Hadis ini menunjukkan bahwa Allah SWT senantiasa dekat dengan hamba-Nya dan mendengarkan doa-doa mereka. Waktu sepertiga malam terakhir dianggap sebagai waktu yang istimewa karena diyakini sebagai waktu di mana Allah SWT lebih dekat dan lebih mudah mengabulkan doa. Namun, ini tidak berarti doa di waktu lain tidak didengar atau tidak akan dikabulkan. Waktu mustajab hanyalah peningkatan peluang pengabulan, bukan jaminan mutlak.
Kesimpulannya, konsep simpanan pahala untuk doa yang tak terkabul di dunia memberikan pandangan yang seimbang dan menenangkan dalam memahami hubungan antara doa dan pengabulannya.
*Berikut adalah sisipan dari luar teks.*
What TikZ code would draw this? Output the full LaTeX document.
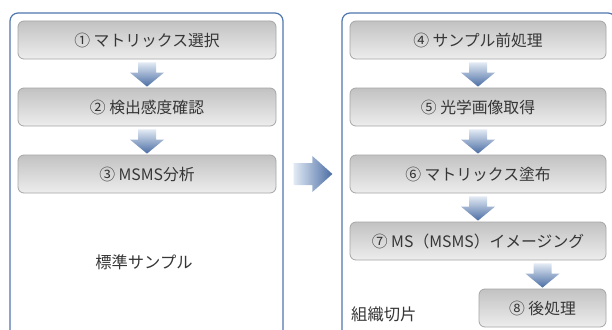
\documentclass[tikz,border=0pt]{standalone}
\usepackage{fontspec}
\setmainfont{Noto Sans CJK JP}
\usetikzlibrary{calc}
\definecolor{panelblue}{HTML}{4F76AD}
\definecolor{boxtop}{HTML}{C2C2C2}
\definecolor{boxbot}{HTML}{EDEDED}
\definecolor{boxline}{HTML}{A6A6A6}
\definecolor{arrlight}{HTML}{E2EAF4}
\definecolor{arrdark}{HTML}{4A6DA4}
\definecolor{txt}{HTML}{363636}
\tikzset{
  panel/.style={draw=panelblue, line width=1.2pt, rounded corners=8pt, fill=white, inner sep=0pt, minimum height=334pt},
  stepbox/.style={draw=boxline, line width=0.8pt, rounded corners=6pt, top color=boxtop, bottom color=boxbot, minimum height=38pt, inner sep=0pt, text=txt, font=\fontsize{15.8}{18}\selectfont},
  leftbox/.style={stepbox, minimum width=258pt},
  rightbox/.style={stepbox, minimum width=256pt},
  plain/.style={text=txt, font=\fontsize{16.3}{18}\selectfont, inner sep=0pt},
  varrowshade/.style={top color=arrlight, bottom color=arrdark},
  harrowshade/.style={left color=arrlight, right color=arrdark}
}
% vertical block arrow from node #1 (above) to node #2 (below), centred on #2
\newcommand\varr[2]{%
  \shade[varrowshade] let \p1=(#1.south), \p2=(#2.north) in
    (\x2-9pt,\y1-3pt) -- (\x2+9pt,\y1-3pt) -- (\x2+9pt,\y2+15pt) -- (\x2+17pt,\y2+15pt)
    -- (\x2,\y2+1pt) -- (\x2-17pt,\y2+15pt) -- (\x2-9pt,\y2+15pt) -- cycle;}
% horizontal block arrow between panels #1 and #2 at height of node #3
\newcommand\harr[3]{%
  \shade[harrowshade] let \p1=(#1.east), \p2=(#2.west), \p3=(#3.center) in
    (\x1+10pt,\y3+11pt) -- (\x2-29pt,\y3+11pt) -- (\x2-29pt,\y3+18pt) -- (\x2-9pt,\y3)
    -- (\x2-29pt,\y3-18pt) -- (\x2-29pt,\y3-11pt) -- (\x1+10pt,\y3-11pt) -- cycle;}
\begin{document}
\begin{tikzpicture}[x=1pt, y=-1pt]
\useasboundingbox (0,0) rectangle (612,329);
\clip (0,0) rectangle (612,329);
% panels
\node[panel, minimum width=273pt] (lp) at (146.5,180) {};
\node[panel, minimum width=274pt] (rp) at (479,180) {};
% left steps
\node[leftbox] (b1) at (147,40) {① マトリックス選択};
\node[leftbox] (b2) at (147,107) {② 検出感度確認};
\node[leftbox] (b3) at (147,174) {③ MSMS分析};
\node[plain] (std) at (144,262) {標準サンプル};
% right steps
\node[rightbox] (b4) at (478,40) {④ サンプル前処理};
\node[rightbox] (b5) at (478,107) {⑤ 光学画像取得};
\node[rightbox] (b6) at (478,174) {⑥ マトリックス塗布};
\node[rightbox] (b7) at (478,241) {⑦ MS（MSMS）イメージング};
\node[stepbox, minimum width=127pt] (b8) at (542.5,308) {⑧ 後処理};
\node[plain, anchor=west] (tis) at (351,314) {組織切片};
% arrows
\varr{b1}{b2}
\varr{b2}{b3}
\varr{b4}{b5}
\varr{b5}{b6}
\varr{b6}{b7}
\varr{b7}{b8}
\harr{lp}{rp}{b3}
\end{tikzpicture}
\end{document}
Doa bukan hanya sekadar permintaan materi atau duniawi, melainkan juga bentuk ibadah yang menumbuhkan kedekatan dengan Allah SWT. Baik terkabul di dunia maupun disimpan sebagai pahala di akhirat, doa tetap memiliki nilai ibadah yang tinggi. Yang terpenting adalah keikhlasan, kesabaran, dan kepercayaan penuh kepada kekuasaan dan hikmah Allah SWT dalam menentukan takdir dan pengabulan doa. Dengan demikian, kita diajak untuk terus berdoa dengan semangat, tanpa khawatir akan kegagalan di dunia, karena pahala akan tetap menunggu di akhirat.